Une version simplifiée et adaptée vient d'être mise au point pour les sections jeunesse. Cette classification reprend les grands principes de la version pour adultes avec le souci de faciliter les recherches du jeune lecteur, mais aussi de correspondre assez précisément à la production éditoriale.
Le classement
Le « classement » est la mise en ordre physique des documents. Lors de mes visites en bibliothèque, je remarque souvent que le classement contredit la classification utilisée. Ainsi, dans tel endroit, certains bibliothécaires ont-ils jugé bon de rapprocher la classe 400 de la 800, rompant de la sorte avec la continuité numérique de la Dewey. Ailleurs, d'autres ont isolé une partie du fonds d'art, créant ainsi un trou dans la classe des 700. Les exemples de ce type abondent. Je souhaite simplement signaler par là que le classement est au moins aussi important que la classification. Il peut la souligner comme la nier.
A la médiathèque de Lambézellec, nous nous sommes inspirés de l'exemple développé au Blanc-Mesnil. Le classement intégrera donc tous les types de documents. Livres, usuels, cassettes vidéo mais aussi périodiques, seront présents au sein des mêmes rayonnages. L'idée de base est la suivante : organiser dorénavant les collections autour des contenus et non plus des supports. Une personne s'intéressant aux voyages, par exemple, trouvera donc regroupés l'ensemble des documents traitant du thème, et ce, quelle que soit leur forme.
Bien évidemment, un mobilier adéquat, beaucoup d'espace, sont nécessaires pour mener à bien un tel projet. Le classement doit s'efforcer de ménager des coins où le lecteur puisse fureter tranquillement. Il me paraît important d'en finir avec ces alignements interminables de livres, mètres et mètres linéaires de rayonnages surchargés, qui sont encore trop souvent le lot des bibliothèques.
De même, signalisation et présentation des documents doivent logiquement s'inspirer du savoir-faire des grands libraires. Lambézellec se dotera donc de tables de nouveautés, sur lesquelles le lecteur trouvera posés à plat l'ensemble des ouvrages nouvellement acquis. Une majorité de documents sera présentée de face et les plus beaux livres systématiquement mis en valeur.
Cette réalisation s'avère pour le moins stimulante. Elle facilite les achats, précisément répartis en un certain nombre de thèmes - plus nombreux et développés que ceux de la Dewey - et permet de lier les différents supports entre eux.
Bien entendu, tous les problèmes que posait la Dewey ne sont pas résolus. Certains thèmes ont suscité des discussions et les solutions retenues ont parfois valeur de compromis. Comme la Dewey, notre classification répartit par exemple les ouvrages ayant trait à l'automobile entre les sports et les techniques, ce qui tend certainement à égarer les fanatiques des quatre roues...

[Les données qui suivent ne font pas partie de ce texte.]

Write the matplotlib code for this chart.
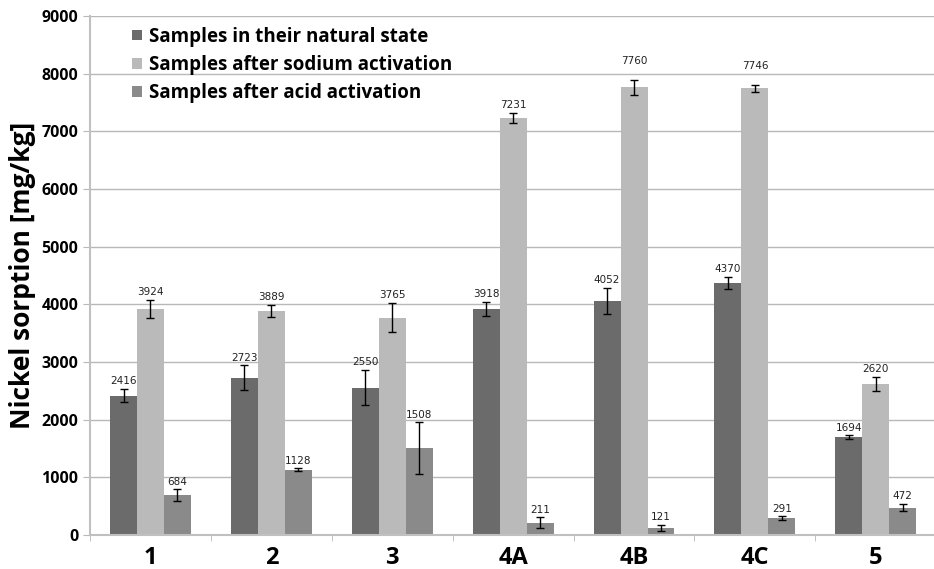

Regrouper des connaissances consiste à en séparer d'autres, remarque banale, certes, mais fondamentalement vraie. Toute classification est un choix et il ne saurait être question d'ordonner parfaitement cette masse foisonnante, en perpétuelle évolution, des documents paraissant au fil des ans. La vie ne se réduira jamais à une grille, ce qui vaut certainement mieux.
Nous avons maintenant en notre possession un outil moderne et adapté que nous comptons affiner au fil du temps. L'équipe des bibliothécaires et moi-même attendons avec impatience l'ouverture de la médiathèque de Lambézellec, normalement prévue en avril 1996.